Bringing the Tide Chart Back After a Storm
Three weeks ago the site went down for the better part of an afternoon, right in the middle of a Tuesday when I wasn't even near a computer. I found out from a message a regular sent asking if the pier had washed away. It hadn't — the hosting had a rough patch, and the site sat there loading nothing but a blank tab for a few hours. Not a disaster, but longer than I'd like anything to sit broken.
Once it was back up I spent an evening going through what actually happened, and it turned out to be a fairly boring cause — a caching layer that hadn't been checked in months quietly filled up and stopped serving pages properly. Nothing exciting, no drama, just an old setting that needed attention it hadn't had.
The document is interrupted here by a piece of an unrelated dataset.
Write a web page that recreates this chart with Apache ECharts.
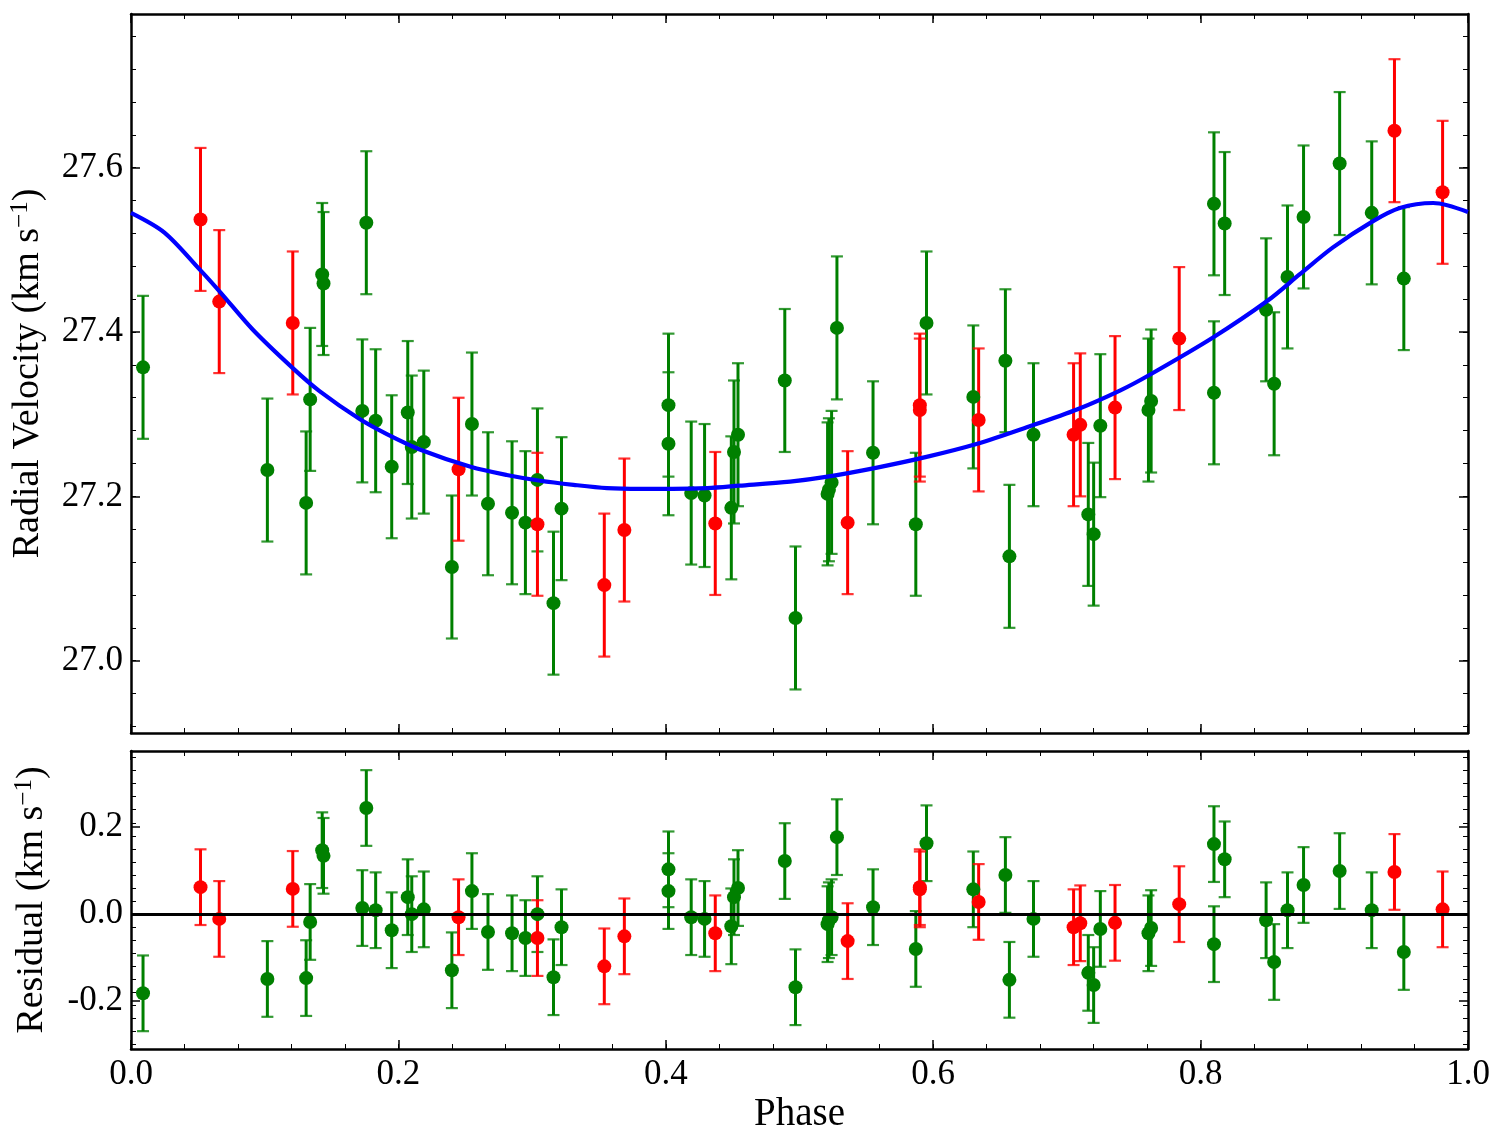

I added a simple check that runs every morning now and tells me if anything looks off before a player would ever notice. It's not clever, just a small script pinging the site and flagging anything slower than it should be. Small boats need small, steady maintenance more than big fixes.
What stuck with me afterwards wasn't the downtime itself but how quickly someone noticed and said something. Running a site alone means you don't always catch problems first, so a message like that matters more than it probably should. I wrote back, fixed it, and felt oddly grateful for the nudge.
Since then I've kept a closer eye on the parts of the site that don't get much attention — the bits underneath the games rather than the games themselves. It's less fun than naming a new reel game, but it's the part that keeps the harbour open when nobody's looking.